Wilder was initially assured that her previous tweets were not a problem and that the AP would stand by her, but was subsequently fired. The move came just days after the AP's bureau in Gaza was bombed by the Israeli military as part of the May fighting that erupted in the Middle East. The Israeli government insisted the building housed Hamas operatives, but has not provided definitive proof in order to justify leveling the AP building. Sen. Tom Cotton (R-AR) pointed to Wilder's employment and tweeted, "Not a surprise from a media organization that shared office space with Hamas." He also suggested the AP colluded with Hamas and allowed reporters to be used as "human shields."

It's clear the AP found itself in the middle of a contentious, international national standoff when the Wilder story, and the manufactured claims of bias, began to gain traction. Rather than defend its targeted reporter, AP caved to the right-wing mob, thereby encouraging to take aim at more journalists in the future.

"It feels like AP folded to the ridiculous demands and cheap bullying of organizations and individuals," Wilder said. "What future does it promise to aspiring reporters that an institution like The Associated Press would sacrifice those with the least power to the cruel trolling of a group of anonymous bullies?" she asked.

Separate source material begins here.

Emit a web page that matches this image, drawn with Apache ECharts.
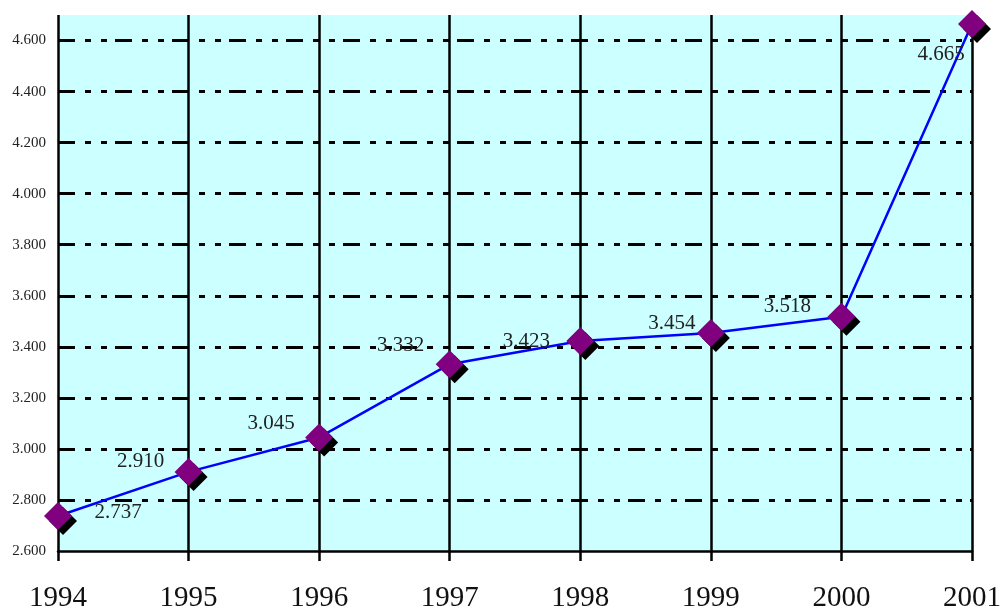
<!DOCTYPE html>
<html>
<head>
<meta charset="utf-8">
<script src="https://cdn.jsdelivr.net/npm/echarts@6/dist/echarts.min.js"></script>
<style>
  html, body { margin: 0; padding: 0; background: #fff; }
  #chart { width: 1004px; height: 609px; }
</style>
</head>
<body>
<div id="chart"></div>
<script>
const years = ['1994', '1995', '1996', '1997', '1998', '1999', '2000', '2001']
const values = [2.737, 2.910, 3.045, 3.332, 3.423, 3.454, 3.518, 4.665]
const valueLabels = ['2.737', '2.910', '3.045', '3.332', '3.423', '3.454', '3.518', '4.665']
// label offsets relative to each point, in px
const labelOffsets = [[60, -4], [-48, -10], [-48, -14], [-49, -19], [-54, 1], [-39, -10], [-54, -10], [-31, 31]]

const serif = '"Liberation Serif", "Times New Roman", serif'

const chart = echarts.init(document.getElementById('chart'))

chart.setOption({
  animation: false,
  grid: {
    left: 58, right: 32, top: 15, bottom: 58,
    outerBoundsMode: 'none',
    show: true, backgroundColor: '#CCFFFF', borderWidth: 0,
  },
  xAxis: {
    type: 'category',
    data: years,
    boundaryGap: false,
    axisLine: { lineStyle: { color: '#000', width: 2.5 } },
    axisTick: { show: true, length: 10, lineStyle: { color: '#000', width: 2.5 } },
    axisLabel: { fontFamily: serif, fontSize: 29, color: '#111', margin: 33 },
    splitLine: { show: true, lineStyle: { color: '#000', width: 2.5 } },
  },
  yAxis: {
    type: 'value',
    min: 2.6,
    max: 4.7,
    interval: 0.2,
    axisLine: { show: false },
    axisTick: { show: false },
    axisLabel: {
      fontFamily: serif, fontSize: 15, color: '#222', margin: 12,
      showMaxLabel: false,
      formatter: (v) => v.toFixed(3),
    },
    splitLine: {
      show: true,
      showMinLine: false,
      showMaxLine: false,
      lineStyle: { color: '#000', width: 3, type: [17, 10, 6, 10, 6, 8] },
    },
  },
  series: [{
    type: 'line',
    data: values.map((v, i) => ({
      value: v,
      label: {
        show: true,
        position: 'inside',
        offset: labelOffsets[i],
        formatter: valueLabels[i],
      },
    })),
    clip: false,
    symbol: 'diamond',
    symbolSize: [28, 28],
    lineStyle: { color: '#0000FF', width: 2.5 },
    itemStyle: {
      color: '#800080',
      shadowColor: '#000',
      shadowOffsetX: 5,
      shadowOffsetY: 5,
      shadowBlur: 0,
    },
    label: { fontFamily: serif, fontSize: 21, color: '#222' },
    z: 5,
  }],
})
</script>
</body>
</html>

Added Columbia Journalism School professor, Emily Bell, "If news organizations cave in to pressure from bad faith campaigns, if they cancel workplace contracts on the basis of student activism or errors of judgment, then the field will miss out on some great reporters. Newsrooms are too often unprepared for this predictable onslaught."

The whole sordid chapter represents a black eye for the AP and raises real questions about its leadership.

Whether Buzbee directly ordered Wilder's firing is unclear. But Buzbee is a high-ranking executive of the news operation and everyone there must have known terminating Wilder would generate lots of news. More significantly, Buzbee has remained silent as the controversy has escalated and the AP has been widely denounced within journalism circles for giving in to disingenuous, right-wing trolls who aren't seeking fairness, but instead want media scalps as trophies.

It was clearly Wilder's college tweets that prompted AP's review of her online content. But in justifying her firing, the AP insists she was fired "for violations of AP's social media policy" for tweets posted this year.

None of this is believable and it all reflects poorly on the AP. If the Associated Press did have a problem with a new hire regarding a tweet or two, the normal course of action would be for an editor to counsel that person and warn them about the social media policy. It's completely irrational to fire someone hired just 16 days earlier because of a minor social media guidelines transgression.

It's obvious the AP did not want to defend Wilder and did not want to do battle with bogus GOP allegations, so the wire service took the cowardly way out.

And soon, the AP's executive editor will be taking over the Washington Post newsroom.